--- Begin COLLECTED MATERIAL ---

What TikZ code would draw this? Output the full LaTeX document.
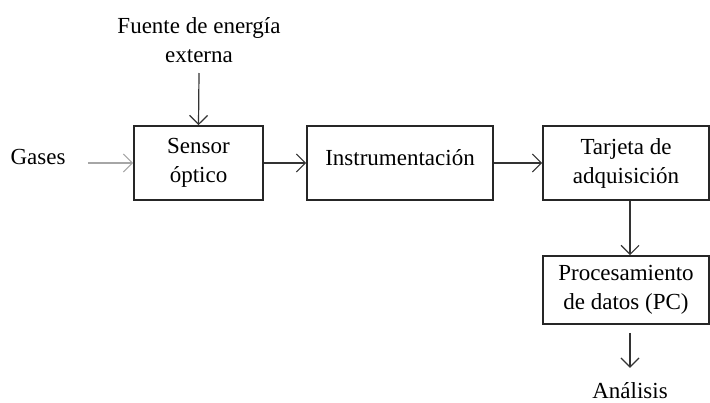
\documentclass[tikz,border=0pt]{standalone}
\usepackage{fontspec}
\setmainfont{Liberation Serif}
\usetikzlibrary{arrows.meta}
\tikzset{
  bloque/.style={draw=black!85,line width=0.8pt,minimum height=37pt,align=center,inner sep=0pt},
  texto/.style={align=center,inner sep=0pt},
  flecha/.style={draw=black!80,line width=0.6pt,-{Straight Barb[length=4.5pt,width=9pt]}},
}
\begin{document}
\begin{tikzpicture}[x=0.5pt,y=-0.5pt,font=\fontsize{11.5}{14.5}\selectfont]
\useasboundingbox (0,0) rectangle (710,402);
% bloques
\node[bloque,minimum width=64.5pt] (sensor) at (198.5,163) {Sensor\\óptico};
\node[bloque,minimum width=93pt] (instr) at (400,163) {\raisebox{6pt}{Instrumentación}};
\node[bloque,minimum width=83pt] (tarjeta) at (626,163) {Tarjeta de\\adquisición};
\node[bloque,minimum width=83pt,minimum height=34pt] (proc) at (626,290) {Procesamiento\\de datos (PC)};
% textos
\node[texto] (gases) at (38,157) {Gases};
\node[texto] (fuente) at (199,40) {Fuente de energía\\externa};
\node[texto,anchor=north] (ana) at (630,382) {Análisis};
% flechas
\draw[flecha,draw=black!35] (gases.east) ++(22,6) coordinate (g0) -- (sensor.west |- g0);
\draw[flecha] (199,73) coordinate (f0) -- (sensor.north);
\draw[flecha] (sensor) -- (instr);
\draw[flecha] (instr) -- (tarjeta);
\draw[flecha] ([xshift=2pt]tarjeta.south) -- ([xshift=2pt]proc.north);
\draw[flecha] ([xshift=2pt]proc.south) ++(0,8) -- ++(0,35);
\end{tikzpicture}
\end{document}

--- End COLLECTED MATERIAL ---

SET EXERCISE
Without including any pictures, print all of the material exactly as given.

ANSWER IN FULL
What TikZ code would draw this? Output the full LaTeX document.
\documentclass[tikz,border=0pt]{standalone}
\usepackage{fontspec}
\setmainfont{Liberation Serif}
\usetikzlibrary{arrows.meta}
\tikzset{
  bloque/.style={draw=black!85,line width=0.8pt,minimum height=37pt,align=center,inner sep=0pt},
  texto/.style={align=center,inner sep=0pt},
  flecha/.style={draw=black!80,line width=0.6pt,-{Straight Barb[length=4.5pt,width=9pt]}},
}
\begin{document}
\begin{tikzpicture}[x=0.5pt,y=-0.5pt,font=\fontsize{11.5}{14.5}\selectfont]
\useasboundingbox (0,0) rectangle (710,402);
% bloques
\node[bloque,minimum width=64.5pt] (sensor) at (198.5,163) {Sensor\\óptico};
\node[bloque,minimum width=93pt] (instr) at (400,163) {\raisebox{6pt}{Instrumentación}};
\node[bloque,minimum width=83pt] (tarjeta) at (626,163) {Tarjeta de\\adquisición};
\node[bloque,minimum width=83pt,minimum height=34pt] (proc) at (626,290) {Procesamiento\\de datos (PC)};
% textos
\node[texto] (gases) at (38,157) {Gases};
\node[texto] (fuente) at (199,40) {Fuente de energía\\externa};
\node[texto,anchor=north] (ana) at (630,382) {Análisis};
% flechas
\draw[flecha,draw=black!35] (gases.east) ++(22,6) coordinate (g0) -- (sensor.west |- g0);
\draw[flecha] (199,73) coordinate (f0) -- (sensor.north);
\draw[flecha] (sensor) -- (instr);
\draw[flecha] (instr) -- (tarjeta);
\draw[flecha] ([xshift=2pt]tarjeta.south) -- ([xshift=2pt]proc.north);
\draw[flecha] ([xshift=2pt]proc.south) ++(0,8) -- ++(0,35);
\end{tikzpicture}
\end{document}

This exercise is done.